Так мы орали все подряд, кто и что помнил, пока у меня не разболелась голова, и я, признав, что проиграла, на мгновение прикрыла глаза. И тут же провалилась в сон. А когда отдаленный, протяжный бой часов в гостиной, обозначая условную связь с внешним миром, разорвал мою голову на сотни крошечных болезненных частей, будто проснулась.
Амелин сидел у стены на корточках и, нагнувшись вперед, пристально изучал свою ладонь. Светлые пряди его волос таинственно сияли в тусклом свете лежавшего возле ног фонарика. В другой руке он сжимал что-то блестящее и острое. И только я успела подумать, что это осколок стекла, как он быстрым резким движением полоснул себе им по раскрытой ладони и прижался к ней губами. Потом медленно поднял на меня глаза и понял, что я все видела.

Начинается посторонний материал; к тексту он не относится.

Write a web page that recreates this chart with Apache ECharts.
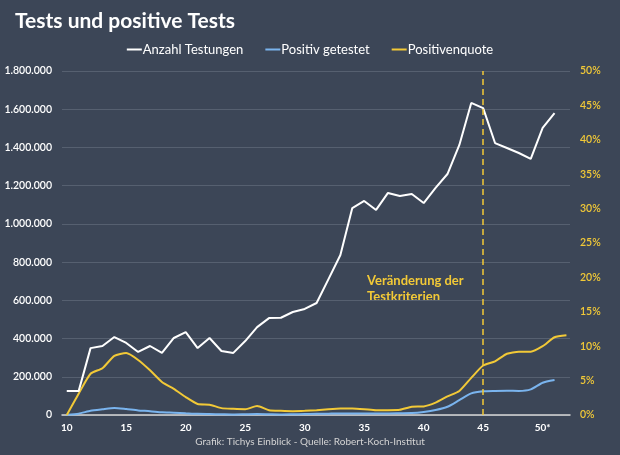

Его взгляд был темнее подземельного мрака и страшнее самых жутких теней.
Меня затошнило:
– Ты пьешь кровь?
Он кивнул. Вероятно, это был новый виток сна, все реальное стало нереальным, а нереальное – реальным.
– Еще один шрам от боли?
– Это шрам на память о тебе, – издевательски ответил он, оторвавшись от руки.
– Ты пьешь кровь!
– Я так питаюсь.
– Ты что, вампир?
Я еще никогда не слышала, чтобы он так искренне и по-детски смеялся. Но от этого простого и легкого смеха у меня в голове стало что-то взрываться, лопаться, крошиться и раскалываться. И по этой нестерпимой, мучительной боли я поняла, что не сплю.
– Теперь ты все знаешь, – наконец веселым и сдавленным голосом проговорил он, – именно поэтому я никак не могу сдохнуть все эти семнадцать лет.
– Но ты же пьешь кровь?!
– Глупенькая, вампиры не пьют свою кровь, – он поднялся, держа кулак порезанной руки крепко зажатым, и укоризненно уставился на меня. – Но так делают люди, попавшие в катастрофу и оставшиеся без воды и еды. Этакий обман организма. Восстановление сил на короткое время. А ты правда решила, что я это… Того?
– Ты режешься грязным стеклом, у тебя будет гангрена.
– А ты волнуешься за меня? – он демонически улыбался окровавленным ртом.
– Нет. Меня просто сейчас стошнит.
Я качнулась, задела ногой фонарик, он покатился, стукнулся о стену и погас.
Наступила кромешная тьма.
Дальше мне было ужасно плохо, как никогда в жизни, а затем невероятно холодно. Потому что Амелин заставил снять всю лишнюю одежду, сказав, что если я замерзну, протрезвею быстрее. Сам он сидел на диване рядом, положив руку на мое плечо, заговаривая зубы всякой ерундой и задавая вопросы, на которые не нужно было отвечать.
– Представляю, как хорошо здесь летом. Тишина, покой и природа, почти как сейчас, только в сто раз лучше. Давай приедем сюда летом? Если тебя отпустят. Я бы тоже хотел когда-нибудь иметь такой дом. Наверное, даже больше, чем путешествовать. Или нет, сначала путешествовать, а потом поселиться в таком доме. А ты хотела бы путешествовать? Увидеть настоящую Килиманджаро? Я хотел бы. Поедешь со мной в Африку?
Я знаю веселые сказки таинственных стран
Про черную деву, про страсть молодого вождя,
Но ты слишком долго вдыхала тяжелый туман,
Ты верить не хочешь во что-нибудь кроме дождя.
Конечно, я понимаю, что не поедешь, но неужели так сложно подыграть?